Mr. Straw: As the right hon. Lady makes a serious point, I tell her that the consultative document that I published last week was just that--a consultative document. I welcome the comments that she has made on the matter, and understand entirely the case that she makes for special protection in respect of paedophiles. I shall take full account of her proposal and get back to her.
Miss Widdecombe: I am very grateful to the right hon. Gentleman for seeing good Conservative sense after we have drawn it to his attention. Now, let me try him again.
The right hon. Gentleman's proposed change in the rules will also not cover those who are convicted of dealing or trafficking in class C drugs, for which the maximum sentence is five years. Although we do not hear as much about class C drugs as we hear about heroin or cocaine, they are not harmless substances. They include the so-called date rape drug, rohypnol, and banned steroids used by athletes such as nandrolone, which got many headlines last year. Perhaps the Home Secretary will also consider extending the prohibition to people who deal in those drugs. I shall give way if he wants to jump up and agree.

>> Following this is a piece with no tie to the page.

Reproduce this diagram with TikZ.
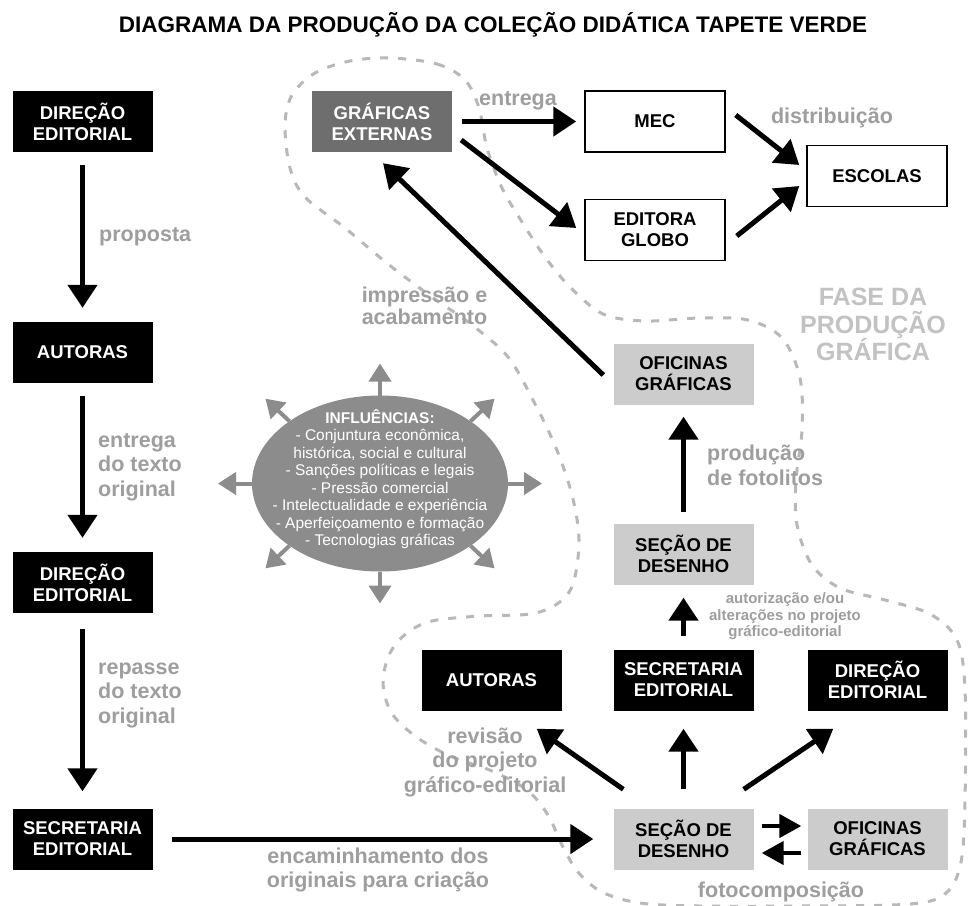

I hope that the loopholes were a mistake. I am grateful to the Home Secretary for his promise today to look at proposals and consider afresh the changes that he is seeking to make. It would send out a wrong and dangerous message if he did not do so.
We saw on Monday the utter embarrassment of the Home Secretary and his colleagues when my hon. Friend the Member for New Forest, West (Mr. Swayne) highlighted the failure of child curfew orders, which appear to be a source of great hilarity to the Home Secretary. More than once, he has described them as
Then we have the anti-social behaviour orders. The Minister of State, the right hon. Member for Brent, South (Mr. Boateng), told the House on Monday that 40 had been issued--less than one a week. Just half of those have been against juveniles, despite the Home Secretary's view, expressed last year, that they should be routinely used against the middle and older age groups of juveniles and young people--the 12 to 17-year-olds. Another Minister of State, the hon. Member for Norwich, South (Mr. Clarke), said in Westminster Hall on 1 March that the charge that the anti-social behaviour order was too complex and bureaucratic was well made.
The orders are certainly complex and not even their creator, the Home Secretary, understands them properly. On 12 July last year, he twice told the House that using the orders was "a last resort". Just three months later in October, he wrote an open letter to all local authorities urging them to use the orders, saying that they were not a measure of last resort. No wonder local authorities and the police are confused. The Home Secretary is even more confused and has passed that on to them.
The Government have consistently promoted those measures as a panacea for youth crime, but they have turned out to be nothing of the kind. Our proposals would take persistent young menaces out of an environment that is failing them and give them a real incentive to change.
The Government promised the electorate that they would do a great deal on law and order, but after three years we have falling police numbers, rising crime, thousands of convicted criminals being let out of jail early and a crisis of no confidence in the police. It is a crisis of the Home Secretary's making. Victims have been let down. The police have been let down. The public have
been let down. Those who voted Labour have been comprehensively betrayed. The only person with anything to thank the Home Secretary for is the criminal.